La miró un momento por encima, tomando nota de las atractivas curvas que exhibía con aquellos vaqueros y la suave blusa roja. Llevaba unos pequeños pendientes indios de cuentas de brillantes colores y con plata y sintió el deseo de alargar la mano y tocarlos.
Tocarla a ella.
Aunque sólo fuera para ratificar que era de carne y hueso, no un sueño que su cansada mente hubiera conjurado.
—¿De modo que ahora vas a buscar más hierbas? —preguntó él.
Ella valoró el nivel en que se encontraba el sol, y calculó el tiempo que tenía como cualquier otra persona haría con un reloj.
—Sí… aún tengo un poco de tiempo.
Y se dio la vuelta para marcharse. Luke sintió la necesidad de hacer que se quedara más tiempo con él, pero no veía razón para ello, al menos ninguna lógica. Él sólo estaba de paso y sus caminos se habían cruzado.
La observó mientras se alejaba por el sendero con sus mocasines de piel suave y se preguntó qué o quién la estaría esperando en casa.

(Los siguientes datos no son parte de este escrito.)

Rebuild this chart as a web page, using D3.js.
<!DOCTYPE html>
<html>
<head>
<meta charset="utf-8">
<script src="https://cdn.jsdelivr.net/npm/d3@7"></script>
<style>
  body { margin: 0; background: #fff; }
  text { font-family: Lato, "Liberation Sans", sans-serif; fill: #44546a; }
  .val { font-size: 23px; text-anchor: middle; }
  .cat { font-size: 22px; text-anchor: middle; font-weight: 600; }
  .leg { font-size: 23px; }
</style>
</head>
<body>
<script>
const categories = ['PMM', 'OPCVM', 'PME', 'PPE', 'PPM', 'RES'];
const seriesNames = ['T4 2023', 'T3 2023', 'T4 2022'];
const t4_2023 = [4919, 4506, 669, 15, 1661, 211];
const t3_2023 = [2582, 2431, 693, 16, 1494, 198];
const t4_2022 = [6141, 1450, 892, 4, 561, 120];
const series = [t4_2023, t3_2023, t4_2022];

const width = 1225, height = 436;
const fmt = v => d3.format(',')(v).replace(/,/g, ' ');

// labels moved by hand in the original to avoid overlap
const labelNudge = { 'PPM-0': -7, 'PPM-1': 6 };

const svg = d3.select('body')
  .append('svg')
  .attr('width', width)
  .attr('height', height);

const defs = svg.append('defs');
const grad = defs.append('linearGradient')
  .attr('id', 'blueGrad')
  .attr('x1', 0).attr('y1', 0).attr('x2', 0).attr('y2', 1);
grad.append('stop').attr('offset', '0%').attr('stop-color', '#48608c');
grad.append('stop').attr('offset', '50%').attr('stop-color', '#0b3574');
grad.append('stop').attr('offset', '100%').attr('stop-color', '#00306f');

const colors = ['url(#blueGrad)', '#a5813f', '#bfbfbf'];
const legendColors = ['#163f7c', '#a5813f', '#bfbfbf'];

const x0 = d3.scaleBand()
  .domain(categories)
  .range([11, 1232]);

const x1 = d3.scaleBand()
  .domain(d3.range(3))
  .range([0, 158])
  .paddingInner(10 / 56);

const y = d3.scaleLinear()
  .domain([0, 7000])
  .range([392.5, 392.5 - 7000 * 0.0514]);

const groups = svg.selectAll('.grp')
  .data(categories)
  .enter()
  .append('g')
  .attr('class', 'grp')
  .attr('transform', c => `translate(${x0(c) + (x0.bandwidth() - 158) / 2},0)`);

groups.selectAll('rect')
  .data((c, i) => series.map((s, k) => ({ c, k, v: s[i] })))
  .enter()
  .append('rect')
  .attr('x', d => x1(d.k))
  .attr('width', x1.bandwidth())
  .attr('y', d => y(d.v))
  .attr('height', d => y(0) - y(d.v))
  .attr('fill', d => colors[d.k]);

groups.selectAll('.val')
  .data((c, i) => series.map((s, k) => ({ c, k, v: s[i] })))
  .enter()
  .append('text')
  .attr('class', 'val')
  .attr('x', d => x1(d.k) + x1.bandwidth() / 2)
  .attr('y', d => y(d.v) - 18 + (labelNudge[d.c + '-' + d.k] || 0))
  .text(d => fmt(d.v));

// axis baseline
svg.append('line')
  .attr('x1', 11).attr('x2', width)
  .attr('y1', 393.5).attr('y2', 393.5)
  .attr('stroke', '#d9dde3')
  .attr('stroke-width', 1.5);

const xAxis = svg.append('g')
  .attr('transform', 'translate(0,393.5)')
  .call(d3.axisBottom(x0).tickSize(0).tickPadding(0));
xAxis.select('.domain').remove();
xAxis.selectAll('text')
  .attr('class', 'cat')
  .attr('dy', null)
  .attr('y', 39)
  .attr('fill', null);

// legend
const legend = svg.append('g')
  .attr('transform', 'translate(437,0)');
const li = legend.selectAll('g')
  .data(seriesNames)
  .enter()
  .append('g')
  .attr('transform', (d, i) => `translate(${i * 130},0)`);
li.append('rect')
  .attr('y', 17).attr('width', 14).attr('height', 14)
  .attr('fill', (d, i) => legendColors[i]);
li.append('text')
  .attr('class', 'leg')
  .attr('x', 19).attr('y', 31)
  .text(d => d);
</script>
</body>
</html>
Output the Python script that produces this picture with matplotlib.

¿Un marido? ¿Un hijo? Aunque aquello no era asunto suyo. Al menos, había conseguido que olvidara su dolor durante un breve espacio de tiempo. Y eso era algo que nadie había logrado hacer en los últimos lúgubres y vacíos meses.
Unas cuantas horas más tarde, el contenido de la cesta de Mariah estaba a punto de desbordarse. Higos indios, regaliz silvestre, raíz de consuelda. Mariah estaba contenta de haber encontrado todas aquellas hierbas. Había sido un buen día. Ya tenía hierbas suficientes para bastante tiempo.